Your objective: Below are the records; give again exactly the lines from the one containing "Rebuild this chart" through the one containing "const reorder = (arr: number[])", leaving out pictures.

Input for this task:
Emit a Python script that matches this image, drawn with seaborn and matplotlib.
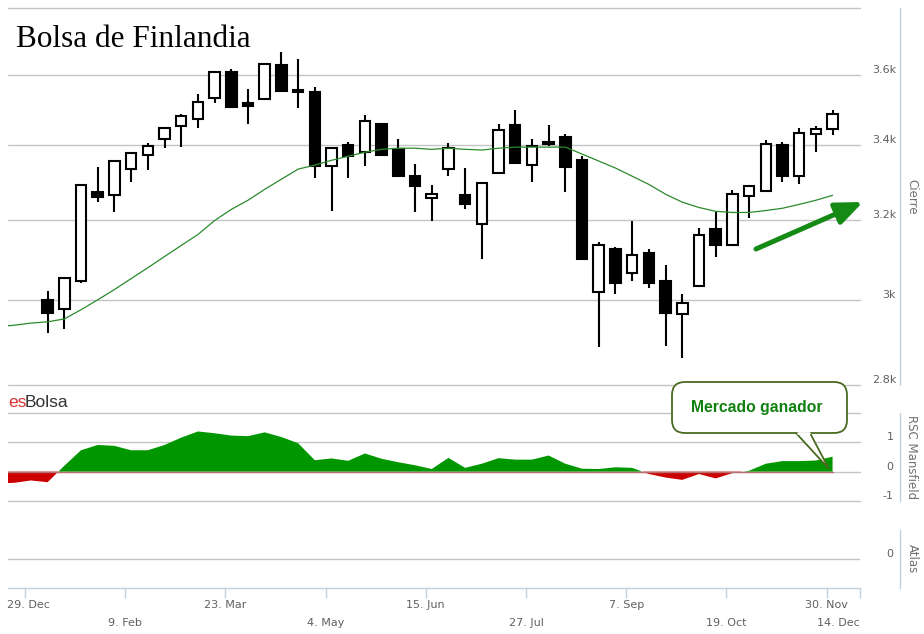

--

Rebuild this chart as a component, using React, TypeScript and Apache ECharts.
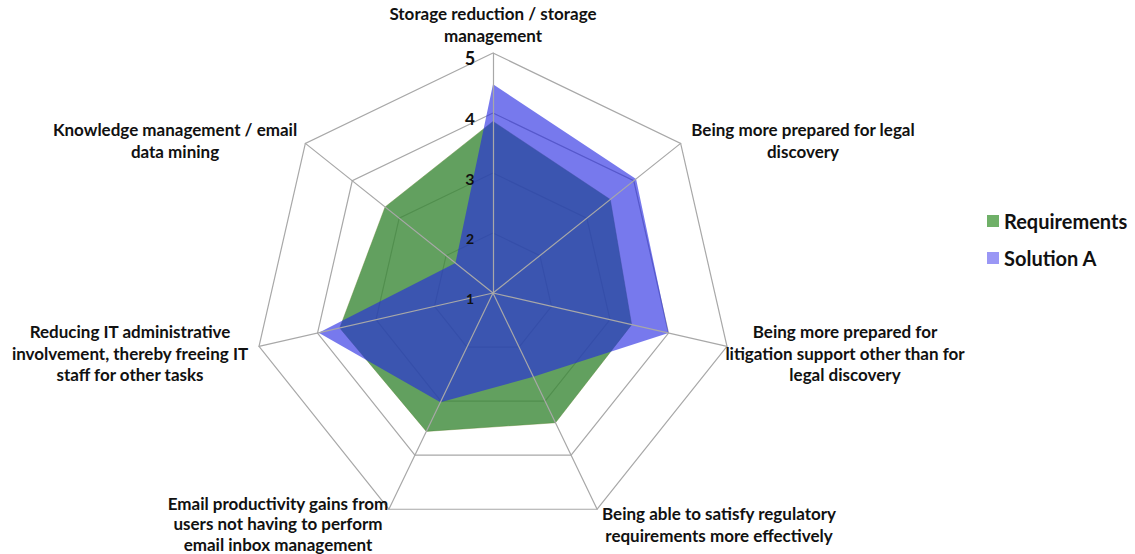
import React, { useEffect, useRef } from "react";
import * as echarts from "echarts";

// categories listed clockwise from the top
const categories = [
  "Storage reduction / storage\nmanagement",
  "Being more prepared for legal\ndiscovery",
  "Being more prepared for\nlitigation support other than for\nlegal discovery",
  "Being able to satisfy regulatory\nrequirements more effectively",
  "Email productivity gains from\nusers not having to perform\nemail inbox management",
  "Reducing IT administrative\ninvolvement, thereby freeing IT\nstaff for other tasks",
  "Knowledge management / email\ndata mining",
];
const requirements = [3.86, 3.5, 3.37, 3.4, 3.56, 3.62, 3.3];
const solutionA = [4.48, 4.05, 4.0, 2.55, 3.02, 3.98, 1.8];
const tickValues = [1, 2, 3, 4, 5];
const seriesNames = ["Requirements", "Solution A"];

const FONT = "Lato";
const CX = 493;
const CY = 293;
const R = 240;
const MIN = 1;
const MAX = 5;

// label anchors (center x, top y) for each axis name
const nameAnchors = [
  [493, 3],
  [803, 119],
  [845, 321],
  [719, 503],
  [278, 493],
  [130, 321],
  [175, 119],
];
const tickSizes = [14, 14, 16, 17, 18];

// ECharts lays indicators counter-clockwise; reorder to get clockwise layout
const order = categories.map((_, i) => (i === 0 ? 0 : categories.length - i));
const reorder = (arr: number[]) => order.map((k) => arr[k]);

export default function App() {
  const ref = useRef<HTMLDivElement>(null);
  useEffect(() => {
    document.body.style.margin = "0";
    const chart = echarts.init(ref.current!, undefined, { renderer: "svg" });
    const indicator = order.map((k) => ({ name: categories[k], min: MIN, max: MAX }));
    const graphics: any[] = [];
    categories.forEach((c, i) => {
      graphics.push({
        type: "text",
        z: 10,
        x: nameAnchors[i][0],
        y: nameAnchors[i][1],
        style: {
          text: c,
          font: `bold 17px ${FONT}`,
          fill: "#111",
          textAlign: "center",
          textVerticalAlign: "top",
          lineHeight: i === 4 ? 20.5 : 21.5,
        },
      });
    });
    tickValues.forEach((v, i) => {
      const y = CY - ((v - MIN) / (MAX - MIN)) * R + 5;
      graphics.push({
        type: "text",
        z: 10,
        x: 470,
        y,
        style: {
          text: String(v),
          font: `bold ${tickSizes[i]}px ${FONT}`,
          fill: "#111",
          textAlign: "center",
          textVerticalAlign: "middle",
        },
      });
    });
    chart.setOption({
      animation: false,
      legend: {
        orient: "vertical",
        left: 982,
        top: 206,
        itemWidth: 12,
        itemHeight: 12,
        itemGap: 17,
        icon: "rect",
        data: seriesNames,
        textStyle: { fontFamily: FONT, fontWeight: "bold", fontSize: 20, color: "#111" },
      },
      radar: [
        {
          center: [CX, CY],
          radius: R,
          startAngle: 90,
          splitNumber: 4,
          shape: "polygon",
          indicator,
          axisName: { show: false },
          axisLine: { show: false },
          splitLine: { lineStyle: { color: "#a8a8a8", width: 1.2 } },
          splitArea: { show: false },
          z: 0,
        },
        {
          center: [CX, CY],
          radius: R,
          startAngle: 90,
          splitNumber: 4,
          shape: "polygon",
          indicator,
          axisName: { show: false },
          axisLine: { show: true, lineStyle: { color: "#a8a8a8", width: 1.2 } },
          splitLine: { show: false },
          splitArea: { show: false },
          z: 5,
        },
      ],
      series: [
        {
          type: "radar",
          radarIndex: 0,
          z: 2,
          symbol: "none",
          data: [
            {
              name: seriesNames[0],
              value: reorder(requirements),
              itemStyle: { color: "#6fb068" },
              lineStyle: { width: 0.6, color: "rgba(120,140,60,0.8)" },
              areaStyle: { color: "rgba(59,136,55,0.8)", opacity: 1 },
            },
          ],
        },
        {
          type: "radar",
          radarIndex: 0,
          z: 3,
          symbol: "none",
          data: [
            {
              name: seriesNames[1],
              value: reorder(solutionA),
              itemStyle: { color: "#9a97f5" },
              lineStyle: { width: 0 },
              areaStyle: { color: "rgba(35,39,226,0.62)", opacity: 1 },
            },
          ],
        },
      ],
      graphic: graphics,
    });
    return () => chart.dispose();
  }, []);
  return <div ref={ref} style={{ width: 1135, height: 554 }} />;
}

...

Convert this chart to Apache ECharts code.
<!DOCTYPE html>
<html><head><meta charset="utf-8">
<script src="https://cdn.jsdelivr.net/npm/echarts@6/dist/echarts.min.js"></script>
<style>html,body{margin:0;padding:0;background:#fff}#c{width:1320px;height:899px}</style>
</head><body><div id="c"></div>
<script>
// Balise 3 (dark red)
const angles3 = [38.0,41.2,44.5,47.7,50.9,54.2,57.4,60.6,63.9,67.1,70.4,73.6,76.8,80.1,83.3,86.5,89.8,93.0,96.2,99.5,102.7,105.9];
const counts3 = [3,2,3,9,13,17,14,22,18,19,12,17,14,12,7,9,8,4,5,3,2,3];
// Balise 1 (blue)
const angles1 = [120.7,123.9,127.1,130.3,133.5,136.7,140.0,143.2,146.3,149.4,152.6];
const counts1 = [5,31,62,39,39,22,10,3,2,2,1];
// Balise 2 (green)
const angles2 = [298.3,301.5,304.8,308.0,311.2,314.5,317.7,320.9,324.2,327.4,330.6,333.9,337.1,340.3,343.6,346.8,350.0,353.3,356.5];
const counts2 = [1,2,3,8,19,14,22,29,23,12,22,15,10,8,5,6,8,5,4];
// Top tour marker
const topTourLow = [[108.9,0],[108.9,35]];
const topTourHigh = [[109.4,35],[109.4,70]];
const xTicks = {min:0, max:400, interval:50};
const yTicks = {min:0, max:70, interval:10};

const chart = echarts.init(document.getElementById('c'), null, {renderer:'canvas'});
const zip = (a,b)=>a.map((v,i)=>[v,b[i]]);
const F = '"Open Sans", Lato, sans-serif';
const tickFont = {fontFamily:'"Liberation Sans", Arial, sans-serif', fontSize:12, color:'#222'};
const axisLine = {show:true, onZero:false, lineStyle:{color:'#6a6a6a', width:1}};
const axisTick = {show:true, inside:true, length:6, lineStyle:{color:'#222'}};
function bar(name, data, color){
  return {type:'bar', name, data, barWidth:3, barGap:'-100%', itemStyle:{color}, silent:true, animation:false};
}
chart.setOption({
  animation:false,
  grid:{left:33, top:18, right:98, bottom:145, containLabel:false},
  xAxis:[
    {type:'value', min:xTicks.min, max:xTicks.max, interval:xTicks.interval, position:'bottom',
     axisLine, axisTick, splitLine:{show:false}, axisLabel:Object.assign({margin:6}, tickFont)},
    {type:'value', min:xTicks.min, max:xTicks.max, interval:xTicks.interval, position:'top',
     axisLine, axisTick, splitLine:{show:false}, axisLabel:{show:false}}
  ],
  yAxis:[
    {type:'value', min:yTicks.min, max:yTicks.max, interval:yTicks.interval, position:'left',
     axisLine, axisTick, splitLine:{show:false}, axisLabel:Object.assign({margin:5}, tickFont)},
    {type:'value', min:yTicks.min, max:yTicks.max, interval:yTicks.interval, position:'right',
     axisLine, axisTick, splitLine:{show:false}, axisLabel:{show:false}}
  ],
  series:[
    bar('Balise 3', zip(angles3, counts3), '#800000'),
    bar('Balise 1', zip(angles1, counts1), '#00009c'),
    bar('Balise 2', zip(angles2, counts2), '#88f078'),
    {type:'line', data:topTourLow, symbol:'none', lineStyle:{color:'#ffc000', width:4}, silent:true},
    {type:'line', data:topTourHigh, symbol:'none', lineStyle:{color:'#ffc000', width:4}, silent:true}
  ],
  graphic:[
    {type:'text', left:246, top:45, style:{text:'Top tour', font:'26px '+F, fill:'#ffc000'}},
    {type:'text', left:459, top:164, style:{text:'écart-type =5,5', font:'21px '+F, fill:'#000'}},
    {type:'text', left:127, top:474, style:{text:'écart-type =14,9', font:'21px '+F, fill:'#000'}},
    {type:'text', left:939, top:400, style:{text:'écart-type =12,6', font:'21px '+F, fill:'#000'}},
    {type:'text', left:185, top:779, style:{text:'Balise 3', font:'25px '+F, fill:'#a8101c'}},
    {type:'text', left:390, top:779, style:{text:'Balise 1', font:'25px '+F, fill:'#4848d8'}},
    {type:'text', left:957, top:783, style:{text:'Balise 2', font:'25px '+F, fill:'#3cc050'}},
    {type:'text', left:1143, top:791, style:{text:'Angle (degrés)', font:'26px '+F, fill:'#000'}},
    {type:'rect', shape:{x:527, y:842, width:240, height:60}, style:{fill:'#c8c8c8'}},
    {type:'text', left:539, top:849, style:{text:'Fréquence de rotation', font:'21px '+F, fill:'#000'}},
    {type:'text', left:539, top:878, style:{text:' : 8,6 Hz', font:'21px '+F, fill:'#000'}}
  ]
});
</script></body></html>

Response to this task:
Rebuild this chart as a component, using React, TypeScript and Apache ECharts.
import React, { useEffect, useRef } from "react";
import * as echarts from "echarts";

// categories listed clockwise from the top
const categories = [
  "Storage reduction / storage\nmanagement",
  "Being more prepared for legal\ndiscovery",
  "Being more prepared for\nlitigation support other than for\nlegal discovery",
  "Being able to satisfy regulatory\nrequirements more effectively",
  "Email productivity gains from\nusers not having to perform\nemail inbox management",
  "Reducing IT administrative\ninvolvement, thereby freeing IT\nstaff for other tasks",
  "Knowledge management / email\ndata mining",
];
const requirements = [3.86, 3.5, 3.37, 3.4, 3.56, 3.62, 3.3];
const solutionA = [4.48, 4.05, 4.0, 2.55, 3.02, 3.98, 1.8];
const tickValues = [1, 2, 3, 4, 5];
const seriesNames = ["Requirements", "Solution A"];

const FONT = "Lato";
const CX = 493;
const CY = 293;
const R = 240;
const MIN = 1;
const MAX = 5;

// label anchors (center x, top y) for each axis name
const nameAnchors = [
  [493, 3],
  [803, 119],
  [845, 321],
  [719, 503],
  [278, 493],
  [130, 321],
  [175, 119],
];
const tickSizes = [14, 14, 16, 17, 18];

// ECharts lays indicators counter-clockwise; reorder to get clockwise layout
const order = categories.map((_, i) => (i === 0 ? 0 : categories.length - i));
const reorder = (arr: number[]) => order.map((k) => arr[k]);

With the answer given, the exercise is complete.